**What to work on:** Retype exactly what runs from the first line of the data to the line with "80, 90, 100]", keeping both of those lines and skipping pictures.

═══ Data lines

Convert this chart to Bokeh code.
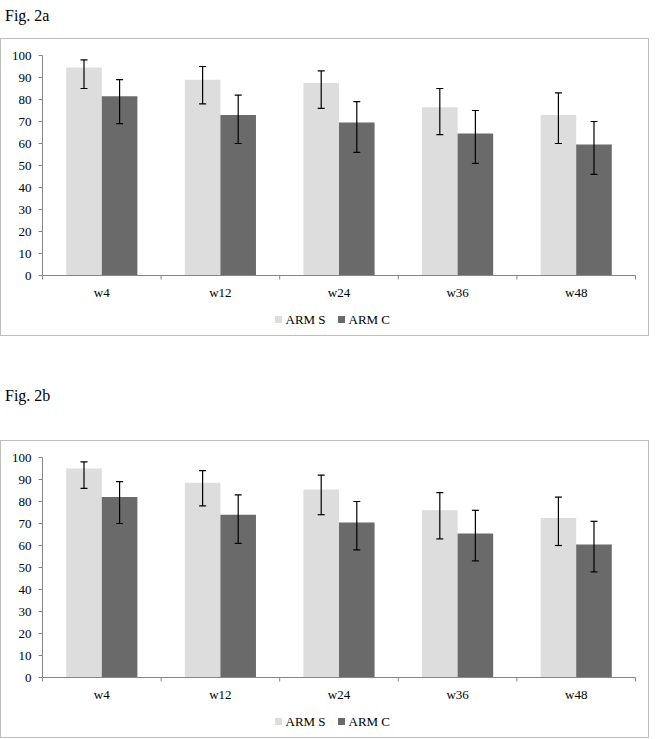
from bokeh.plotting import figure
from bokeh.models import (ColumnDataSource, Whisker, TeeHead, Range1d, Div)
from bokeh.core.properties import value
from bokeh.embed import file_html
from bokeh.resources import INLINE
import numpy as np

cats = ["w4", "w12", "w24", "w36", "w48"]
series_names = ["ARM S", "ARM C"]
y_ticks = [0, 10, 20, 30, 40, 50, 60, 70, 80, 90, 100]

# Fig. 2a
a_s = [94.5, 89, 87.5, 76.5, 73]
a_s_lo = [85, 78, 76, 64, 60]
a_s_hi = [98, 95, 93, 85, 83]
a_c = [81.5, 73, 69.5, 64.5, 59.5]
a_c_lo = [69, 60, 56, 51, 46]
a_c_hi = [89, 82, 79, 75, 70]

# Fig. 2b
b_s = [95, 88.5, 85.5, 76, 72.5]
b_s_lo = [86, 78, 74, 63, 60]
b_s_hi = [98, 94, 92, 84, 82]
b_c = [82, 74, 70.5, 65.5, 60.5]
b_c_lo = [70, 61, 58, 53, 48]
b_c_hi = [89, 83, 80, 76, 71]

FONT = "Liberation Serif"
AX = "#868686"
C_S = "#dddddd"
C_C = "#6a6a6a"
W = 649
H = 298
# pixel margins between box edge and the plotting area
L, R, T, B = 41, 15, 16, 62


def make_chart(s, s_lo, s_hi, c, c_lo, c_hi):
    n = len(cats)
    ymax = 100.0
    ppx = (W - L - R) / n          # pixels per category
    ppy = (H - T - B) / ymax       # pixels per unit
    x0, x1 = -L / ppx, n + R / ppx
    y0, y1 = -B / ppy, ymax + T / ppy

    p = figure(width=W, height=H, output_backend="svg", toolbar_location=None,
               x_range=Range1d(x0, x1), y_range=Range1d(y0, y1),
               x_axis_location=None, y_axis_location=None,
               min_border=0, min_border_left=0, min_border_right=0,
               min_border_top=0, min_border_bottom=0,
               styles={"border": "1px solid #bfbfbf"})
    p.outline_line_color = None
    p.grid.visible = False
    p.background_fill_color = "white"

    centers = np.arange(n) + 0.5
    bw = 0.3
    src_s = ColumnDataSource(dict(x=centers - bw / 2, top=s, lo=s_lo, hi=s_hi))
    src_c = ColumnDataSource(dict(x=centers + bw / 2, top=c, lo=c_lo, hi=c_hi))
    p.vbar(x="x", top="top", bottom=0, width=bw, source=src_s, fill_color=C_S, line_color=None)
    p.vbar(x="x", top="top", bottom=0, width=bw, source=src_c, fill_color=C_C, line_color=None)
    for src in (src_s, src_c):
        p.add_layout(Whisker(base="x", upper="hi", lower="lo", source=src,
                             level="overlay",
                             line_color="black", line_width=1.2,
                             upper_head=TeeHead(size=7, line_color="black", line_width=1.2),
                             lower_head=TeeHead(size=7, line_color="black", line_width=1.2)))

    # y axis: line, outward ticks, labels
    nt = len(y_ticks)
    p.segment(x0=[0], y0=[0], x1=[0], y1=[ymax], line_color=AX, line_width=1)
    p.segment(x0=[0] * nt, y0=y_ticks, x1=[-4 / ppx] * nt, y1=y_ticks,
              line_color=AX, line_width=1)
    p.text(x=[-11 / ppx] * nt, y=y_ticks, text=[str(t) for t in y_ticks],
           text_align="right", text_baseline="middle",
           text_font=value(FONT), text_font_size=value("13px"), text_color="black")

    # x axis: line, boundary ticks, category labels
    bounds = list(range(n + 1))
    p.segment(x0=[0], y0=[0], x1=[n], y1=[0], line_color=AX, line_width=1)
    p.segment(x0=bounds, y0=[0] * (n + 1), x1=bounds, y1=[-4 / ppy] * (n + 1),
              line_color=AX, line_width=1)
    p.text(x=list(centers), y=[-9 / ppy] * n, text=cats,
           text_align="center", text_baseline="top",
           text_font=value(FONT), text_font_size=value("13px"), text_color="black")

    # legend below the axis
    ly = y1 - 280 / ppy
    sq_x = [x0 + 277 / ppx, x0 + 340 / ppx]
    tx_x = [x0 + 284 / ppx, x0 + 347 / ppx]
    p.scatter(x=sq_x, y=[ly, ly], marker="square", size=7,
              fill_color=[C_S, C_C], line_color=None)
    p.text(x=tx_x, y=[ly, ly], text=series_names,
           text_align="left", text_baseline="middle",
           text_font=value(FONT), text_font_size=value("13px"), text_color="black")
    return p


p1 = make_chart(a_s, a_s_lo, a_s_hi, a_c, a_c_lo, a_c_hi)
p2 = make_chart(b_s, b_s_lo, b_s_hi, b_c, b_c_lo, b_c_hi)

d1 = Div(text="Fig. 2a", width=W, height=28,
         styles={"font-family": FONT, "font-size": "16px", "color": "black"})
d2 = Div(text='<div style="padding-top:44px">Fig. 2b</div>', width=W, height=94,
         styles={"font-family": FONT, "font-size": "16px", "color": "black"})

open("out.html", "w").write(file_html([d1, p1, d2, p2], INLINE))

══════

**Complete output:**
Convert this chart to Bokeh code.
from bokeh.plotting import figure
from bokeh.models import (ColumnDataSource, Whisker, TeeHead, Range1d, Div)
from bokeh.core.properties import value
from bokeh.embed import file_html
from bokeh.resources import INLINE
import numpy as np

cats = ["w4", "w12", "w24", "w36", "w48"]
series_names = ["ARM S", "ARM C"]
y_ticks = [0, 10, 20, 30, 40, 50, 60, 70, 80, 90, 100]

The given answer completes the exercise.